Muchen runs Sdn Bhd share-transfer stamp duty as part of our cosec retainer or as a one-off engagement:

  • NTA computation from your latest audited or management accounts
  • PE valuation applying LHDN sector multipliers
  • Instrument drafting (Share Transfer Form, SPA/Gift Deed, Board Resolution)
  • e-DS filing via MyTax within the 30-day window
  • s.15A group relief documentation if the transfer qualifies

Five minutes of structuring before you sign saves five-figure penalty exposure later.

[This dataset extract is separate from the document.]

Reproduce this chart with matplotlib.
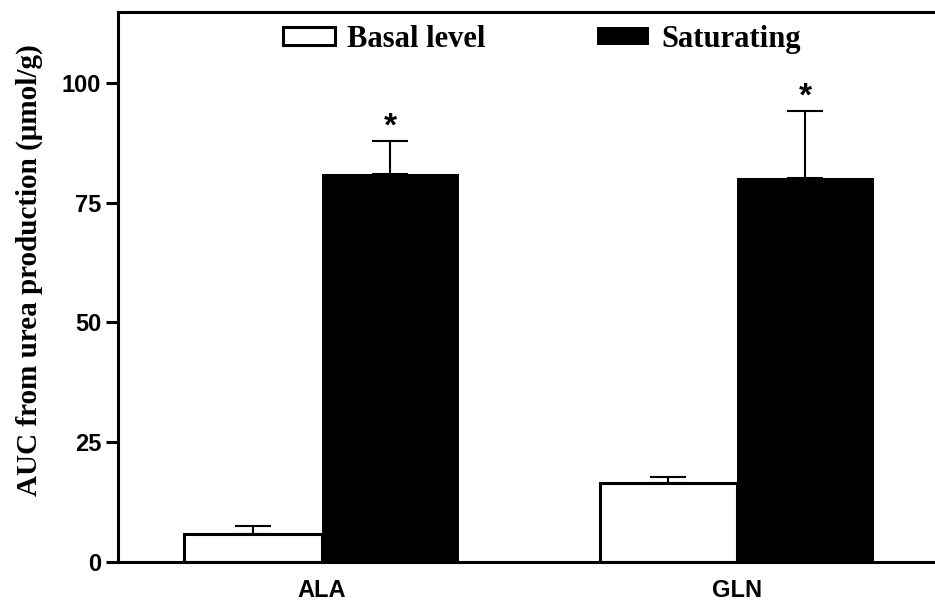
import numpy as np
import matplotlib
matplotlib.use('Agg')
import matplotlib.pyplot as plt

# data
groups = ['ALA', 'GLN']
basal = [5.8, 16.5]
basal_err = [1.7, 1.3]
saturating = [81.0, 80.2]
saturating_err = [6.8, 14.0]
yticks = [0, 25, 50, 75, 100]

fig = plt.figure(figsize=(9.35, 6.06), dpi=100)
ax = fig.add_axes([118/935, 1 - 562/606, 1 - 118/935, 550/606])

x = np.arange(len(groups))
w = 0.33

zeros = [0] * len(groups)
ax.bar(x - w/2, basal, w, facecolor='white', edgecolor='black', linewidth=2.2,
       yerr=[zeros, basal_err], error_kw=dict(ecolor='black', elinewidth=1.5, capsize=13, capthick=1.5),
       label='Basal level', zorder=2)
ax.bar(x + w/2, saturating, w, facecolor='black', edgecolor='black', linewidth=0,
       yerr=[zeros, saturating_err], error_kw=dict(ecolor='black', elinewidth=1.5, capsize=13, capthick=1.5),
       label='Saturating', zorder=2)

# significance marks
for xi, v, e in zip(x, saturating, saturating_err):
    ax.text(xi + w/2, v + e - 0.3, '*', ha='center', va='bottom',
            fontsize=24, fontweight='bold', family='Liberation Sans')

ax.set_xlim(-0.49, 1.477)
ax.set_ylim(0, 114.8)
ax.set_xticks(x)
ax.set_xticklabels(groups, family='Liberation Sans', fontweight='bold', fontsize=17)
ax.set_yticks(yticks)
ax.set_yticklabels([str(t) for t in yticks], family='Liberation Sans', fontweight='bold', fontsize=17)
ax.tick_params(axis='x', length=0, pad=12)
ax.tick_params(axis='y', length=9, width=2.2, pad=3)

ax.set_ylabel(u'AUC from urea production (\u03bcmol/g)', family='Liberation Serif',
              fontweight='bold', fontsize=21)
ax.yaxis.set_label_coords(-0.092, 0.53)

for s in ['left', 'bottom', 'top']:
    ax.spines[s].set_linewidth(2.2)
ax.spines['right'].set_visible(False)

leg = ax.legend(loc='upper left', bbox_to_anchor=(0.202, 0.977), ncol=2, frameon=False,
                prop={'family': 'Liberation Serif', 'weight': 'bold', 'size': 22},
                handlelength=1.7, handleheight=0.52, columnspacing=3.65, handletextpad=0.4,
                borderpad=0, borderaxespad=0)

fig.savefig('out.png', dpi=100)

Book a 15-minute call with us before your next share transfer — we'll tell you exactly what the duty is, what documentation you need, and whether any relief applies.


Statutory References

  • Stamp Duty Act 1949, First Schedule, Item 32(b) — 0.3% ad valorem rate
  • SDA 1949 s.21 + s.32A — valuation methods (NTA, PE)
  • SDA 1949 s.47 — 30-day stamping deadline
  • SDA 1949 s.52 — unenforceability of unstamped instruments
  • SDA 1949 s.43 — late-stamping penalty tiers
  • SDA 1949 s.72C (Finance Act 2024) — failure to file, up to RM10,000
  • SDA 1949 s.72D (Finance Act 2024) — underpayment, RM1,000–RM10,000 + 100% special penalty
  • SDA 1949 s.36 — adjudication procedure
  • SDA 1949 s.15 + s.15A — group relief (reconstruction + associated companies)
  • Stamp Duty (Remission) Order 2003
  • Finance Act 2024 + Measures for Collection, Administration and Enforcement of Tax Act 2025 — STSDS enabling legislation

Always double-check with your cosec or tax agent before acting on stamp duty positions. This article is educational and does not constitute legal or tax advice.